**Task to carry out:** Repeat verbatim, and only, the lines of the data below, beginning at the line that contains "Recreate this image" and stopping after the line that contains "ypos = [n - i".

**Materials provided:**
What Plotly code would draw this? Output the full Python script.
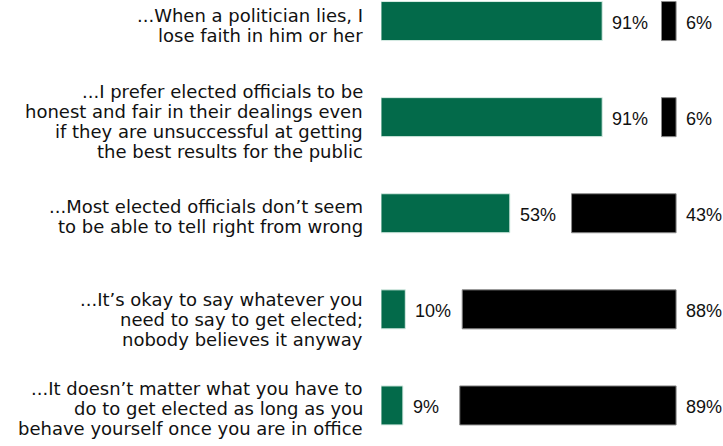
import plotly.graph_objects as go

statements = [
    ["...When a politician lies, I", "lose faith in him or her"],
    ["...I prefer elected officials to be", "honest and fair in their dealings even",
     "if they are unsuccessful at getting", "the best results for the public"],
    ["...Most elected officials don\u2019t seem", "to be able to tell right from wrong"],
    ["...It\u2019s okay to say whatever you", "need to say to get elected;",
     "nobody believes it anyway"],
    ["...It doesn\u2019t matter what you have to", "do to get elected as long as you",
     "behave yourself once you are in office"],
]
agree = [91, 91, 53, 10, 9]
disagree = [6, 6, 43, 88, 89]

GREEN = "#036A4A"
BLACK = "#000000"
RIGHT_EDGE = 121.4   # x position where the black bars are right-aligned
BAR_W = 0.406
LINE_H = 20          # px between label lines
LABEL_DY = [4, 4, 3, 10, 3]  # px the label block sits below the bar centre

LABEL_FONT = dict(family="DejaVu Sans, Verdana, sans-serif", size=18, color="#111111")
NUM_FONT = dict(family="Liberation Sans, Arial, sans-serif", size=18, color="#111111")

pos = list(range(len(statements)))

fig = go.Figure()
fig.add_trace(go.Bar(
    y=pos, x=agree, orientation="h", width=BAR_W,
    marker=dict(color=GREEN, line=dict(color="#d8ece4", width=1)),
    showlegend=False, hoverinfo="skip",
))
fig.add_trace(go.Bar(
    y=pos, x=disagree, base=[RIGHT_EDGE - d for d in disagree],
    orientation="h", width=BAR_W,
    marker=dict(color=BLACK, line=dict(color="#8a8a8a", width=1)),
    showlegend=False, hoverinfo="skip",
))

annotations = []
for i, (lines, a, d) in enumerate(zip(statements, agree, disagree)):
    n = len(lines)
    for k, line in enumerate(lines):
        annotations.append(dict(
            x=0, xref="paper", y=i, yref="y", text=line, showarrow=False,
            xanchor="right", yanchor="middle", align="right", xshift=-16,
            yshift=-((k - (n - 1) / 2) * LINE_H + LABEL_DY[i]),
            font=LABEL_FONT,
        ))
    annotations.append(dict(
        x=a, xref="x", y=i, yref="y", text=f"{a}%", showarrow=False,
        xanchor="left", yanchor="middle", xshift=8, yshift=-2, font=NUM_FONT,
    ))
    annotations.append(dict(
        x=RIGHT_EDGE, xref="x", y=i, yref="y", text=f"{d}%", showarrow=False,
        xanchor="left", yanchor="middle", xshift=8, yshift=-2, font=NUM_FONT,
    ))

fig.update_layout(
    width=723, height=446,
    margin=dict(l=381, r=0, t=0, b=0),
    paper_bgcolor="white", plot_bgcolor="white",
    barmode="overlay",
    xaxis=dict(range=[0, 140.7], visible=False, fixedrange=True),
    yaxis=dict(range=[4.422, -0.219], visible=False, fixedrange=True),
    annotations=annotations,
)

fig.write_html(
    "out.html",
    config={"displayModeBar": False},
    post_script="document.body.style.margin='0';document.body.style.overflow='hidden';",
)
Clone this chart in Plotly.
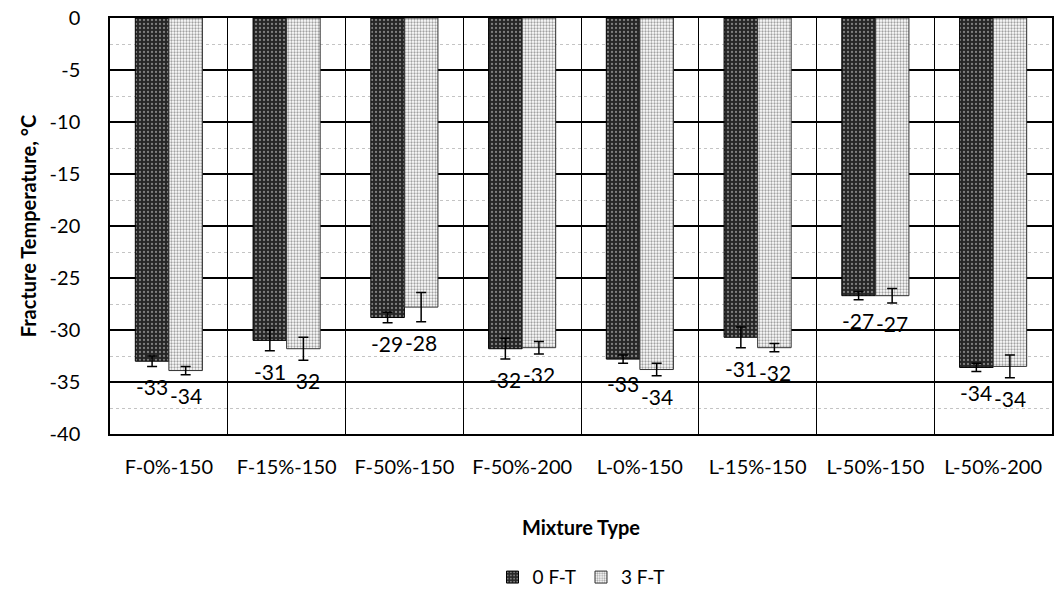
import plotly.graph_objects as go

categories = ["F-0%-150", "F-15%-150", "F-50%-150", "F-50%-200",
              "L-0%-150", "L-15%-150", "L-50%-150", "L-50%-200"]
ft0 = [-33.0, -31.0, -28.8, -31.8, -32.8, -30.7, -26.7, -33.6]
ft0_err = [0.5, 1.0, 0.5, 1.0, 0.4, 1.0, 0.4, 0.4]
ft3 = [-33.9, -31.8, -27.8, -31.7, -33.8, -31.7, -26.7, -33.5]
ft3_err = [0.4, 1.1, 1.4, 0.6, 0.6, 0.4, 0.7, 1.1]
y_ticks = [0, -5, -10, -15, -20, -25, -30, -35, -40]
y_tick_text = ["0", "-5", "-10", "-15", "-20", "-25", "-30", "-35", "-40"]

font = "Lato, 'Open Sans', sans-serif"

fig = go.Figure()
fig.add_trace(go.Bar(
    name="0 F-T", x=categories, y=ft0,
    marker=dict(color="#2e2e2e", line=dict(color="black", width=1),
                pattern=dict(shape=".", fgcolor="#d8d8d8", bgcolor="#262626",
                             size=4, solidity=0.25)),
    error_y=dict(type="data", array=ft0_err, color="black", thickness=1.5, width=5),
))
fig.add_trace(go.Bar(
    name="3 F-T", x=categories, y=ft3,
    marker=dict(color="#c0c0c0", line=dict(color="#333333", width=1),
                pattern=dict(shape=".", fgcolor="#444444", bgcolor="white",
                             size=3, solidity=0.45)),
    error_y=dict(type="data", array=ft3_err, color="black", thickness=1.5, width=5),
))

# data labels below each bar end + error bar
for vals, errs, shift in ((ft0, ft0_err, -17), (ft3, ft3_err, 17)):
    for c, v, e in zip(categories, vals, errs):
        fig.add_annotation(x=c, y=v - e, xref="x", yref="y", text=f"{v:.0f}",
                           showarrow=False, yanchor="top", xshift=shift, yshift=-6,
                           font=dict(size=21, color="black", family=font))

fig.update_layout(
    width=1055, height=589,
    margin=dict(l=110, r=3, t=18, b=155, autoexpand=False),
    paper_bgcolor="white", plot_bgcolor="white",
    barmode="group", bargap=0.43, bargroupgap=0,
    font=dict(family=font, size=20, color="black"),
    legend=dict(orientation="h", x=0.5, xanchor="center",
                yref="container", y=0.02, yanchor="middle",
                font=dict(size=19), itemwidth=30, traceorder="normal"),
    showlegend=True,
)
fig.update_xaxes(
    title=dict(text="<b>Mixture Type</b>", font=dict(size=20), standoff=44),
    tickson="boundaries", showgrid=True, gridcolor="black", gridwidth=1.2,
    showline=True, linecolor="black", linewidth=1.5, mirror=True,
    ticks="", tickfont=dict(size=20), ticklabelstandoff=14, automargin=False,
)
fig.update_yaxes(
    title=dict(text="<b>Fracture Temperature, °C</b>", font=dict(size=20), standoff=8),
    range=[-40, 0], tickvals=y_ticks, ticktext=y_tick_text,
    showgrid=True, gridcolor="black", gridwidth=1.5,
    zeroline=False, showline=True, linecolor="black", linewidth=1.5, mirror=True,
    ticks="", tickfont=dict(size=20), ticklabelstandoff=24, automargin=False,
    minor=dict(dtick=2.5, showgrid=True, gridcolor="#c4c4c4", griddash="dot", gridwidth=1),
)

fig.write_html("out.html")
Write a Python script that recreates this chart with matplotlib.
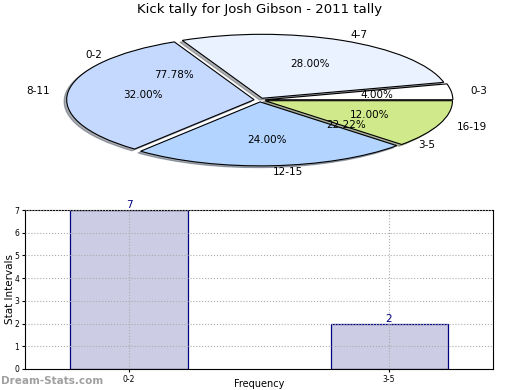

* * *

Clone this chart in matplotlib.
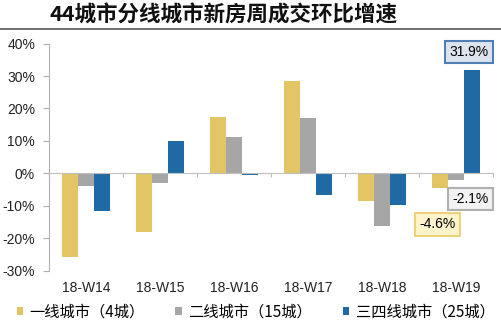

==

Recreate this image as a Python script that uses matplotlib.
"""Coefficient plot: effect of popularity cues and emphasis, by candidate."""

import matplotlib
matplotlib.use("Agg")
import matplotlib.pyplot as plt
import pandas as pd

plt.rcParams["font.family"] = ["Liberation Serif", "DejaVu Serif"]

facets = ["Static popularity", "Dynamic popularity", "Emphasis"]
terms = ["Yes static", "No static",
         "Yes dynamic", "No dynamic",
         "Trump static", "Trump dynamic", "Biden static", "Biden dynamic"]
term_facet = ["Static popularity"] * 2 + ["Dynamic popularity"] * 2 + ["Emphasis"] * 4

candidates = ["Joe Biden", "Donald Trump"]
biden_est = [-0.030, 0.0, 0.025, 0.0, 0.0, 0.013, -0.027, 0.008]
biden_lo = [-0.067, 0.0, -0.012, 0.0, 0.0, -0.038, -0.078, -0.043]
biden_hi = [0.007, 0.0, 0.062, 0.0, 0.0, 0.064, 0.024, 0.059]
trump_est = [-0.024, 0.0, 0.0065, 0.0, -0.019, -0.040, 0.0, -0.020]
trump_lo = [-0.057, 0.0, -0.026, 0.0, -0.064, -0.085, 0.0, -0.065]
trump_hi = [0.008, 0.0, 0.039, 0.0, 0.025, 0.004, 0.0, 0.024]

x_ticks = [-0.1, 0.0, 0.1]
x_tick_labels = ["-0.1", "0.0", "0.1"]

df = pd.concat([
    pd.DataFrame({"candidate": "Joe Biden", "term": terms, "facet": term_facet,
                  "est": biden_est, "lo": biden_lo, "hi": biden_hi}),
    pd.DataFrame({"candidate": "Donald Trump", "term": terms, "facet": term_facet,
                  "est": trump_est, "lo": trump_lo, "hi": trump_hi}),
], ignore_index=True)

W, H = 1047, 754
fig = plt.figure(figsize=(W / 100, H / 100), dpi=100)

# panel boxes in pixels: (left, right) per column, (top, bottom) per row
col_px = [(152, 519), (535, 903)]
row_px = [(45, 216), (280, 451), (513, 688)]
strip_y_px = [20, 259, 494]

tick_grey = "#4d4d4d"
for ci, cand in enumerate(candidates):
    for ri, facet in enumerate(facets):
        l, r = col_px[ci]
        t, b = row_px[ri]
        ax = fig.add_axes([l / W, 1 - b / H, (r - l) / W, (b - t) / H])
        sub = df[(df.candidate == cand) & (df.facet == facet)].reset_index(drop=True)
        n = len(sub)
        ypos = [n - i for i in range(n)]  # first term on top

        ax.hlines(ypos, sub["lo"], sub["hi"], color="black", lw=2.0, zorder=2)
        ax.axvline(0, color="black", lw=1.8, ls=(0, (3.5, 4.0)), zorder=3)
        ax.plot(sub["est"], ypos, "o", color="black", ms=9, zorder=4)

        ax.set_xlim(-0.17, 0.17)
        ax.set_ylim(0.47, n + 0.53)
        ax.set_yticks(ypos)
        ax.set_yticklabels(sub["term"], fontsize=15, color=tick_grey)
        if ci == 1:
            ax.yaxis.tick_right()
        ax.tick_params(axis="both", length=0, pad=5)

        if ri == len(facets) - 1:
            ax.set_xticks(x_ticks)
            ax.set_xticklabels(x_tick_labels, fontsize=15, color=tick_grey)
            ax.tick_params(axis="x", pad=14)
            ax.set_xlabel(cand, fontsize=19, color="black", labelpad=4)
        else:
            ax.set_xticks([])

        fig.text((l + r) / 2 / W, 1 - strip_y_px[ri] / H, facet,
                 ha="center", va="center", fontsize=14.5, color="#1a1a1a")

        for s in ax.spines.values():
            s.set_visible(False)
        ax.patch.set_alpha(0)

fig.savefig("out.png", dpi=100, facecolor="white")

**Answer to the task:**
Recreate this image as a Python script that uses matplotlib.
"""Coefficient plot: effect of popularity cues and emphasis, by candidate."""

import matplotlib
matplotlib.use("Agg")
import matplotlib.pyplot as plt
import pandas as pd

plt.rcParams["font.family"] = ["Liberation Serif", "DejaVu Serif"]

facets = ["Static popularity", "Dynamic popularity", "Emphasis"]
terms = ["Yes static", "No static",
         "Yes dynamic", "No dynamic",
         "Trump static", "Trump dynamic", "Biden static", "Biden dynamic"]
term_facet = ["Static popularity"] * 2 + ["Dynamic popularity"] * 2 + ["Emphasis"] * 4

candidates = ["Joe Biden", "Donald Trump"]
biden_est = [-0.030, 0.0, 0.025, 0.0, 0.0, 0.013, -0.027, 0.008]
biden_lo = [-0.067, 0.0, -0.012, 0.0, 0.0, -0.038, -0.078, -0.043]
biden_hi = [0.007, 0.0, 0.062, 0.0, 0.0, 0.064, 0.024, 0.059]
trump_est = [-0.024, 0.0, 0.0065, 0.0, -0.019, -0.040, 0.0, -0.020]
trump_lo = [-0.057, 0.0, -0.026, 0.0, -0.064, -0.085, 0.0, -0.065]
trump_hi = [0.008, 0.0, 0.039, 0.0, 0.025, 0.004, 0.0, 0.024]

x_ticks = [-0.1, 0.0, 0.1]
x_tick_labels = ["-0.1", "0.0", "0.1"]

df = pd.concat([
    pd.DataFrame({"candidate": "Joe Biden", "term": terms, "facet": term_facet,
                  "est": biden_est, "lo": biden_lo, "hi": biden_hi}),
    pd.DataFrame({"candidate": "Donald Trump", "term": terms, "facet": term_facet,
                  "est": trump_est, "lo": trump_lo, "hi": trump_hi}),
], ignore_index=True)

W, H = 1047, 754
fig = plt.figure(figsize=(W / 100, H / 100), dpi=100)

# panel boxes in pixels: (left, right) per column, (top, bottom) per row
col_px = [(152, 519), (535, 903)]
row_px = [(45, 216), (280, 451), (513, 688)]
strip_y_px = [20, 259, 494]

tick_grey = "#4d4d4d"
for ci, cand in enumerate(candidates):
    for ri, facet in enumerate(facets):
        l, r = col_px[ci]
        t, b = row_px[ri]
        ax = fig.add_axes([l / W, 1 - b / H, (r - l) / W, (b - t) / H])
        sub = df[(df.candidate == cand) & (df.facet == facet)].reset_index(drop=True)
        n = len(sub)
        ypos = [n - i for i in range(n)]  # first term on top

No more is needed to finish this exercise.